-- BEGIN --
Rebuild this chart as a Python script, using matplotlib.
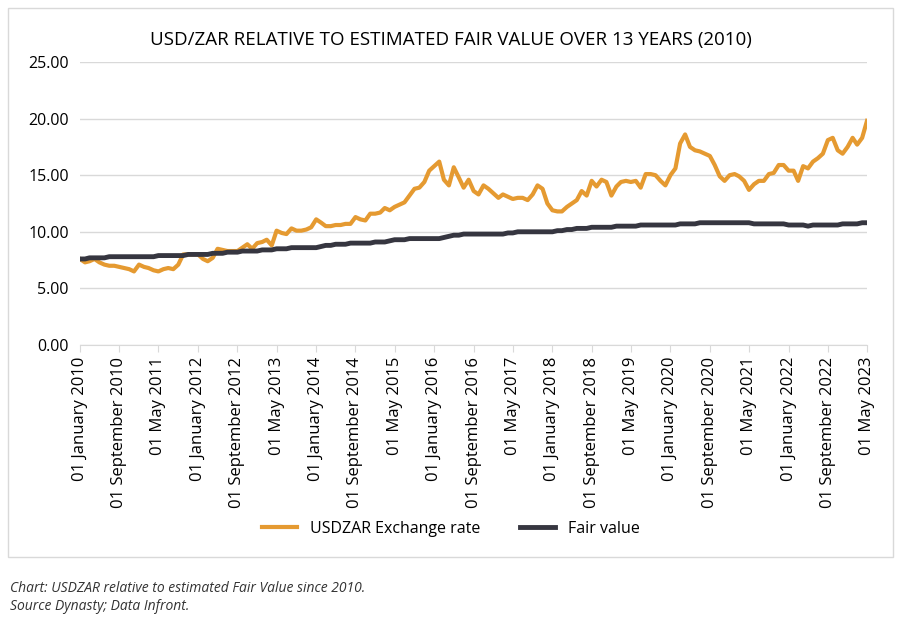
import matplotlib
matplotlib.use("Agg")
import matplotlib.pyplot as plt
import matplotlib.patches as mpatches
import pandas as pd

plt.rcParams['font.family'] = ['Open Sans', 'DejaVu Sans']

# monthly values, Jan 2010 .. May 2023
usdzar = [
    7.6, 7.3, 7.4, 7.6, 7.3, 7.1, 7.0, 7.0, 6.9, 6.8, 6.7, 6.5,
    7.1, 6.9, 6.8, 6.6, 6.5, 6.7, 6.8, 6.7, 7.1, 8.0, 8.0, 8.0,
    8.0, 7.6, 7.4, 7.7, 8.5, 8.4, 8.3, 8.3, 8.3, 8.6, 8.9, 8.5,
    9.0, 9.1, 9.3, 8.8, 10.1, 9.9, 9.8, 10.3, 10.1, 10.1, 10.2, 10.4,
    11.1, 10.8, 10.5, 10.5, 10.6, 10.6, 10.7, 10.7, 11.3, 11.1, 11.0, 11.6,
    11.6, 11.7, 12.1, 11.9, 12.2, 12.4, 12.6, 13.2, 13.8, 13.9, 14.4, 15.4,
    15.8, 16.2, 14.6, 14.1, 15.7, 14.8, 13.9, 14.6, 13.6, 13.3, 14.1, 13.8,
    13.4, 13.0, 13.3, 13.1, 12.9, 13.0, 13.0, 12.8, 13.3, 14.1, 13.8, 12.5,
    11.9, 11.8, 11.8, 12.2, 12.5, 12.8, 13.6, 13.2, 14.5, 14.0, 14.6, 14.4,
    13.2, 14.0, 14.4, 14.5, 14.4, 14.5, 13.9, 15.1, 15.1, 15.0, 14.5, 14.1,
    15.0, 15.6, 17.8, 18.6, 17.5, 17.2, 17.1, 16.9, 16.7, 15.9, 14.9, 14.5,
    15.0, 15.1, 14.9, 14.5, 13.7, 14.2, 14.5, 14.5, 15.1, 15.2, 15.9, 15.9,
    15.4, 15.4, 14.5, 15.8, 15.6, 16.2, 16.5, 16.9, 18.1, 18.3, 17.2, 16.9,
    17.5, 18.3, 17.7, 18.3, 19.8,
]
fair_value = [
    7.6, 7.6, 7.7, 7.7, 7.7, 7.7, 7.8, 7.8, 7.8, 7.8, 7.8, 7.8,
    7.8, 7.8, 7.8, 7.8, 7.9, 7.9, 7.9, 7.9, 7.9, 7.9, 8.0, 8.0,
    8.0, 8.0, 8.0, 8.1, 8.1, 8.1, 8.2, 8.2, 8.2, 8.3, 8.3, 8.3,
    8.3, 8.4, 8.4, 8.4, 8.5, 8.5, 8.5, 8.6, 8.6, 8.6, 8.6, 8.6,
    8.6, 8.7, 8.8, 8.8, 8.9, 8.9, 8.9, 9.0, 9.0, 9.0, 9.0, 9.0,
    9.1, 9.1, 9.1, 9.2, 9.3, 9.3, 9.3, 9.4, 9.4, 9.4, 9.4, 9.4,
    9.4, 9.4, 9.5, 9.6, 9.7, 9.7, 9.8, 9.8, 9.8, 9.8, 9.8, 9.8,
    9.8, 9.8, 9.8, 9.9, 9.9, 10.0, 10.0, 10.0, 10.0, 10.0, 10.0, 10.0,
    10.0, 10.1, 10.1, 10.2, 10.2, 10.3, 10.3, 10.3, 10.4, 10.4, 10.4, 10.4,
    10.4, 10.5, 10.5, 10.5, 10.5, 10.5, 10.6, 10.6, 10.6, 10.6, 10.6, 10.6,
    10.6, 10.6, 10.7, 10.7, 10.7, 10.7, 10.8, 10.8, 10.8, 10.8, 10.8, 10.8,
    10.8, 10.8, 10.8, 10.8, 10.8, 10.7, 10.7, 10.7, 10.7, 10.7, 10.7, 10.7,
    10.6, 10.6, 10.6, 10.6, 10.5, 10.6, 10.6, 10.6, 10.6, 10.6, 10.6, 10.7,
    10.7, 10.7, 10.7, 10.8, 10.8,
]
dates = pd.date_range("2010-01-01", periods=len(usdzar), freq="MS")
tick_dates = dates[::8]
tick_labels = [d.strftime("%d %B %Y") for d in tick_dates]

fig = plt.figure(figsize=(9.02, 6.33), dpi=100)
# outer border of the chart area
fig.patches.append(mpatches.Rectangle((8 / 902, 1 - 557 / 633), 885 / 902, 549 / 633,
                                      transform=fig.transFigure, fill=False,
                                      edgecolor="#d9d9d9", linewidth=1))

ax = fig.add_axes([80 / 902, 1 - 345 / 633, 787 / 902, 283 / 633])
ax.plot(dates, usdzar, color="#E59A31", linewidth=3, label="USDZAR Exchange rate")
ax.plot(dates, fair_value, color="#363640", linewidth=3.5, label="Fair value")

ax.set_ylim(0, 25)
ax.set_yticks([0, 5, 10, 15, 20, 25])
ax.set_yticklabels([f"{v:.2f}" for v in [0, 5, 10, 15, 20, 25]], fontsize=11.5)
ax.set_xlim(dates[0], dates[-1])
ax.set_xticks(tick_dates)
ax.set_xticklabels(tick_labels, rotation=90, fontsize=12)
ax.grid(axis="y", color="#d9d9d9", linewidth=1)
ax.set_axisbelow(True)
for s in ["top", "right", "left"]:
    ax.spines[s].set_visible(False)
ax.spines["bottom"].set_color("#d9d9d9")
ax.tick_params(axis="y", length=0, pad=8)
ax.tick_params(axis="x", length=5, color="#d9d9d9")

fig.text(0.5, 1 - 40 / 633, "USD/ZAR RELATIVE TO ESTIMATED FAIR VALUE OVER 13 YEARS (2010)",
         ha="center", va="center", fontsize=13.5)
fig.legend(loc="center", bbox_to_anchor=(0.5, 1 - 529 / 633), ncol=2, frameon=False,
           fontsize=11.5, handlelength=2.2, columnspacing=2.5)

fig.text(10 / 902, 1 - 589 / 633, "Chart: USDZAR relative to estimated Fair Value since 2010.",
         fontsize=10, style="italic", va="center", color="#333333")
fig.text(10 / 902, 1 - 607 / 633, "Source Dynasty; Data Infront.",
         fontsize=10, style="italic", va="center", color="#333333")

fig.savefig("out.png", dpi=100)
-- END --
- **SET TASK**
Restate the whole listing above exactly, please, omitting every image.

- **EXERCISE OUTPUT**
Rebuild this chart as a Python script, using matplotlib.
import matplotlib
matplotlib.use("Agg")
import matplotlib.pyplot as plt
import matplotlib.patches as mpatches
import pandas as pd

plt.rcParams['font.family'] = ['Open Sans', 'DejaVu Sans']

# monthly values, Jan 2010 .. May 2023
usdzar = [
    7.6, 7.3, 7.4, 7.6, 7.3, 7.1, 7.0, 7.0, 6.9, 6.8, 6.7, 6.5,
    7.1, 6.9, 6.8, 6.6, 6.5, 6.7, 6.8, 6.7, 7.1, 8.0, 8.0, 8.0,
    8.0, 7.6, 7.4, 7.7, 8.5, 8.4, 8.3, 8.3, 8.3, 8.6, 8.9, 8.5,
    9.0, 9.1, 9.3, 8.8, 10.1, 9.9, 9.8, 10.3, 10.1, 10.1, 10.2, 10.4,
    11.1, 10.8, 10.5, 10.5, 10.6, 10.6, 10.7, 10.7, 11.3, 11.1, 11.0, 11.6,
    11.6, 11.7, 12.1, 11.9, 12.2, 12.4, 12.6, 13.2, 13.8, 13.9, 14.4, 15.4,
    15.8, 16.2, 14.6, 14.1, 15.7, 14.8, 13.9, 14.6, 13.6, 13.3, 14.1, 13.8,
    13.4, 13.0, 13.3, 13.1, 12.9, 13.0, 13.0, 12.8, 13.3, 14.1, 13.8, 12.5,
    11.9, 11.8, 11.8, 12.2, 12.5, 12.8, 13.6, 13.2, 14.5, 14.0, 14.6, 14.4,
    13.2, 14.0, 14.4, 14.5, 14.4, 14.5, 13.9, 15.1, 15.1, 15.0, 14.5, 14.1,
    15.0, 15.6, 17.8, 18.6, 17.5, 17.2, 17.1, 16.9, 16.7, 15.9, 14.9, 14.5,
    15.0, 15.1, 14.9, 14.5, 13.7, 14.2, 14.5, 14.5, 15.1, 15.2, 15.9, 15.9,
    15.4, 15.4, 14.5, 15.8, 15.6, 16.2, 16.5, 16.9, 18.1, 18.3, 17.2, 16.9,
    17.5, 18.3, 17.7, 18.3, 19.8,
]
fair_value = [
    7.6, 7.6, 7.7, 7.7, 7.7, 7.7, 7.8, 7.8, 7.8, 7.8, 7.8, 7.8,
    7.8, 7.8, 7.8, 7.8, 7.9, 7.9, 7.9, 7.9, 7.9, 7.9, 8.0, 8.0,
    8.0, 8.0, 8.0, 8.1, 8.1, 8.1, 8.2, 8.2, 8.2, 8.3, 8.3, 8.3,
    8.3, 8.4, 8.4, 8.4, 8.5, 8.5, 8.5, 8.6, 8.6, 8.6, 8.6, 8.6,
    8.6, 8.7, 8.8, 8.8, 8.9, 8.9, 8.9, 9.0, 9.0, 9.0, 9.0, 9.0,
    9.1, 9.1, 9.1, 9.2, 9.3, 9.3, 9.3, 9.4, 9.4, 9.4, 9.4, 9.4,
    9.4, 9.4, 9.5, 9.6, 9.7, 9.7, 9.8, 9.8, 9.8, 9.8, 9.8, 9.8,
    9.8, 9.8, 9.8, 9.9, 9.9, 10.0, 10.0, 10.0, 10.0, 10.0, 10.0, 10.0,
    10.0, 10.1, 10.1, 10.2, 10.2, 10.3, 10.3, 10.3, 10.4, 10.4, 10.4, 10.4,
    10.4, 10.5, 10.5, 10.5, 10.5, 10.5, 10.6, 10.6, 10.6, 10.6, 10.6, 10.6,
    10.6, 10.6, 10.7, 10.7, 10.7, 10.7, 10.8, 10.8, 10.8, 10.8, 10.8, 10.8,
    10.8, 10.8, 10.8, 10.8, 10.8, 10.7, 10.7, 10.7, 10.7, 10.7, 10.7, 10.7,
    10.6, 10.6, 10.6, 10.6, 10.5, 10.6, 10.6, 10.6, 10.6, 10.6, 10.6, 10.7,
    10.7, 10.7, 10.7, 10.8, 10.8,
]
dates = pd.date_range("2010-01-01", periods=len(usdzar), freq="MS")
tick_dates = dates[::8]
tick_labels = [d.strftime("%d %B %Y") for d in tick_dates]

fig = plt.figure(figsize=(9.02, 6.33), dpi=100)
# outer border of the chart area
fig.patches.append(mpatches.Rectangle((8 / 902, 1 - 557 / 633), 885 / 902, 549 / 633,
                                      transform=fig.transFigure, fill=False,
                                      edgecolor="#d9d9d9", linewidth=1))

ax = fig.add_axes([80 / 902, 1 - 345 / 633, 787 / 902, 283 / 633])
ax.plot(dates, usdzar, color="#E59A31", linewidth=3, label="USDZAR Exchange rate")
ax.plot(dates, fair_value, color="#363640", linewidth=3.5, label="Fair value")

ax.set_ylim(0, 25)
ax.set_yticks([0, 5, 10, 15, 20, 25])
ax.set_yticklabels([f"{v:.2f}" for v in [0, 5, 10, 15, 20, 25]], fontsize=11.5)
ax.set_xlim(dates[0], dates[-1])
ax.set_xticks(tick_dates)
ax.set_xticklabels(tick_labels, rotation=90, fontsize=12)
ax.grid(axis="y", color="#d9d9d9", linewidth=1)
ax.set_axisbelow(True)
for s in ["top", "right", "left"]:
    ax.spines[s].set_visible(False)
ax.spines["bottom"].set_color("#d9d9d9")
ax.tick_params(axis="y", length=0, pad=8)
ax.tick_params(axis="x", length=5, color="#d9d9d9")

fig.text(0.5, 1 - 40 / 633, "USD/ZAR RELATIVE TO ESTIMATED FAIR VALUE OVER 13 YEARS (2010)",
         ha="center", va="center", fontsize=13.5)
fig.legend(loc="center", bbox_to_anchor=(0.5, 1 - 529 / 633), ncol=2, frameon=False,
           fontsize=11.5, handlelength=2.2, columnspacing=2.5)

fig.text(10 / 902, 1 - 589 / 633, "Chart: USDZAR relative to estimated Fair Value since 2010.",
         fontsize=10, style="italic", va="center", color="#333333")
fig.text(10 / 902, 1 - 607 / 633, "Source Dynasty; Data Infront.",
         fontsize=10, style="italic", va="center", color="#333333")

fig.savefig("out.png", dpi=100)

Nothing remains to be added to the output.